Lately, the imaginary friends have expanded. He now keeps company with Corduroy the bear (from the storybook), Brutus the Buckeye Guy (the Ohio State Mascot), and the Easter bunny. Sometimes it seems a little odd and catches me off guard. For example, last week I walked into his room to get him up in the morning and he screamed at me “Don’t step on Corduroy!” Another day, he wanted Brutus the Buckeye guy to change his diaper. He had to stop and have a 5 minute conversation with Brutus that Mommy was going to change this diaper, explain why this was important, and reassure Brutus that he could join William up on the bed and talk to him while the change was happening so Brutus wouldn’t feel left out. Yet another time, I walked in on him and the Easter bunny playing and William was so engrossed in this play that he didn’t even notice I was in the room. There are times his “friends” join us for trips to the store. Sometimes if we are climbing stairs and I look back and wonder what is taking so long I see William holding hands with what can only be one of his imaginary friends and helping them up the stairs.

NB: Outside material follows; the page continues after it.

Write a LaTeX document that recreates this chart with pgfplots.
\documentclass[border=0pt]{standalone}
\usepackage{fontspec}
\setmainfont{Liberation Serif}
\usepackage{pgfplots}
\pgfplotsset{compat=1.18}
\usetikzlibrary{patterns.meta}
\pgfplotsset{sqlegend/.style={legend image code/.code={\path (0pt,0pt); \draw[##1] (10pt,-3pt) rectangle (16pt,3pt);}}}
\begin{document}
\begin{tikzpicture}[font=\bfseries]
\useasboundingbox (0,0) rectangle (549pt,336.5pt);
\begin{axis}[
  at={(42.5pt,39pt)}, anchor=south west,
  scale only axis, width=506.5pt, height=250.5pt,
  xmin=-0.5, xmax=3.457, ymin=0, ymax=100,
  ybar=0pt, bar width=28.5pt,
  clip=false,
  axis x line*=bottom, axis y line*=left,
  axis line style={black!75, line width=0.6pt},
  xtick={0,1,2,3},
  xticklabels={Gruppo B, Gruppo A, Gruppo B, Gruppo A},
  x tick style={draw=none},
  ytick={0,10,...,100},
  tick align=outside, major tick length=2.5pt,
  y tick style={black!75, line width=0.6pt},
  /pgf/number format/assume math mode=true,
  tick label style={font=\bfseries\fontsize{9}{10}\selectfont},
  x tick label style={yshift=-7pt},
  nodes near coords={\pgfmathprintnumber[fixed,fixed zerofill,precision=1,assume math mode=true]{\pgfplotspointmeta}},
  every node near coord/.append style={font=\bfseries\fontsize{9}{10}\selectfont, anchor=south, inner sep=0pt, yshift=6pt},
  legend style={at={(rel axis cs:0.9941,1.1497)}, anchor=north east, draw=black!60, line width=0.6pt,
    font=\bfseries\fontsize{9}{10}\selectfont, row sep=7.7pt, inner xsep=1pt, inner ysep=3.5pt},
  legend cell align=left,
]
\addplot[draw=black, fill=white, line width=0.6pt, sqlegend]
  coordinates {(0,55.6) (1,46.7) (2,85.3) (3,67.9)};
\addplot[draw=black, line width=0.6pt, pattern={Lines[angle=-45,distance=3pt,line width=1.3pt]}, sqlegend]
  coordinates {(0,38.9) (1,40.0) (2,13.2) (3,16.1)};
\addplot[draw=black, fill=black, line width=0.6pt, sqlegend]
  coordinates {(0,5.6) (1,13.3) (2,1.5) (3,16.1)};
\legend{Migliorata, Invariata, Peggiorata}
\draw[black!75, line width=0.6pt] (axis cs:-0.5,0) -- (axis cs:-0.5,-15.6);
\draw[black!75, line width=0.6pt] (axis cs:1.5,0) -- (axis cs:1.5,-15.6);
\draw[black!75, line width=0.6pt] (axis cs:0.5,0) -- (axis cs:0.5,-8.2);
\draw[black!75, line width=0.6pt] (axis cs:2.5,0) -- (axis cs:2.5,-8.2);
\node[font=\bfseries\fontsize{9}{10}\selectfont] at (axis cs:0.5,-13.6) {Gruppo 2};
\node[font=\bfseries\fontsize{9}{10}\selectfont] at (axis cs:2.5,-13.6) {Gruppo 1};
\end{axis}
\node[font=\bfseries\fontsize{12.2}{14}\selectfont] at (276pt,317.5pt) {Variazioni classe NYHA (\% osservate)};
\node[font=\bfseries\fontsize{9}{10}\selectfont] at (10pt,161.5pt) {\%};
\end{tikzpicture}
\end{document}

It is sweet and adoring behavior for the most part. He doesn’t attempt to use his “friends” as scapegoats for something he does wrong or as an excuse to be mischievous. They are simply with us, and part of our day sometimes. He will sometimes go several days without mentioning them, and then they just reappear again. I try to take it all in stride, play along, and include the friends. I’ve even found ways for the “friends” to benefit me. If he is poking around when we are trying to get to the car, I say “it’s a race, better hurry, Corduroy is going to win!” My husband and I were shopping for appliances a few weeks ago. Certainly this is the type of big ticket shopping that requires our thought and concentration. Its also the type of shopping that isn’t the most entertaining for your three year old. William was visibly becoming bored and starting to get into things. I found myself quickly pulling out imaginary Aidan and asking him to play ring a round the rosy with his friend. You can laugh, but this bought me 45 minutes of appliance shopping with my three year old happy and engaged. If he fights going to bed, I have been know to tell him a “friend” is already in the bed and needs his help falling asleep—it has actually worked a few times!

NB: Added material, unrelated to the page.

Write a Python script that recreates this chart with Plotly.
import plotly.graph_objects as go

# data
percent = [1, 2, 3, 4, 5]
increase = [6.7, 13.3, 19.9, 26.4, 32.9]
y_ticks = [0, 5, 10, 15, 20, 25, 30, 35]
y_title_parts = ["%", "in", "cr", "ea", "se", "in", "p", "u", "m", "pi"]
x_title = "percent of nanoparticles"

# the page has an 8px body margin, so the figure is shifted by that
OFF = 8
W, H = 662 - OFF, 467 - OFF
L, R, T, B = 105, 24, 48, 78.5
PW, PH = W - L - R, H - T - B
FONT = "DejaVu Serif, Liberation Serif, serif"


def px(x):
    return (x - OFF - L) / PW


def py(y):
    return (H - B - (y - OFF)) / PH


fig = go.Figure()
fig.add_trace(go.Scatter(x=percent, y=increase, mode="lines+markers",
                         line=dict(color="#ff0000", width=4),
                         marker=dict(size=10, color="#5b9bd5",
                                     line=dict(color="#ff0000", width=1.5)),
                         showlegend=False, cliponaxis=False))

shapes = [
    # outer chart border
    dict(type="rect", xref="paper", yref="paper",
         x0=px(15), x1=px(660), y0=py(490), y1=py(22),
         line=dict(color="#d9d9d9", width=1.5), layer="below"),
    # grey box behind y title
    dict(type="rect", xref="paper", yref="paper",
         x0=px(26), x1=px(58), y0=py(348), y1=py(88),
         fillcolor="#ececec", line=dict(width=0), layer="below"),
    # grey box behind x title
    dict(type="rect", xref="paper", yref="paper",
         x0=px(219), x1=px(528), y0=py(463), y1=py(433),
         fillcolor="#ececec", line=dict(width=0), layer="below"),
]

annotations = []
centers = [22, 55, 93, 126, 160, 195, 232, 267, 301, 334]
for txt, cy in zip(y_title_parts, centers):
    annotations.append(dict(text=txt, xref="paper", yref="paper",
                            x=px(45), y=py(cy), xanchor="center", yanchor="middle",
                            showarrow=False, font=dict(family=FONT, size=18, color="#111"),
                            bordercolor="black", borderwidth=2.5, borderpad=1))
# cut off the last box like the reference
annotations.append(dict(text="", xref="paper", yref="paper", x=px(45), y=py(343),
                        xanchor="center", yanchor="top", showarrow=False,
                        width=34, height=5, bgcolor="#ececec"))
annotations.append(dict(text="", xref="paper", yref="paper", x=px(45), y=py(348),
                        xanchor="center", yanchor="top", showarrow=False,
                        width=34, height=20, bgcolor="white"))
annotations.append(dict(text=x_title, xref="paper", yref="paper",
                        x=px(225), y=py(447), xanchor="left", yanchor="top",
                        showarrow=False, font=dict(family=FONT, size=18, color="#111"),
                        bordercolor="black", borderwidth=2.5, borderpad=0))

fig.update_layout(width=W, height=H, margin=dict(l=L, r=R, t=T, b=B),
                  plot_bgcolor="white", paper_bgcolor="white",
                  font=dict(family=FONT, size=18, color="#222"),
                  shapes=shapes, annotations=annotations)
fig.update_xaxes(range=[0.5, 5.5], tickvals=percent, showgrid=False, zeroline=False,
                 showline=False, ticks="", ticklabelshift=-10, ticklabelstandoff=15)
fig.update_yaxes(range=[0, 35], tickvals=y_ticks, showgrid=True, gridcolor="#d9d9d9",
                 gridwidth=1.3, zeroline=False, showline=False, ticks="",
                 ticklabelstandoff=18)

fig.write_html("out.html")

The latest has been his imaginary junk foods. Now, I am a firm believer in kids eating healthy. William eats everything from tofu and flaxseeds to tons of fruits and vegetables. However, my kid has a huge sweet tooth. I’ve often joked that he’d eat cookies with every meal if I’d let him. Now he has found a way to do just that. He has become to bring in a plate from his play dishes to each meal. He tells me it is filled with yummy cookies and he eats them with whatever food I serve him. He even pushes the plate of imaginary cookies away when he is finished. He is still eating the real food so I figure it can’t hurt. Actually, he has even started asking for sweets less since he started eating “cookies” at every meal. Now, why can’t adults live so beautifully in our minds?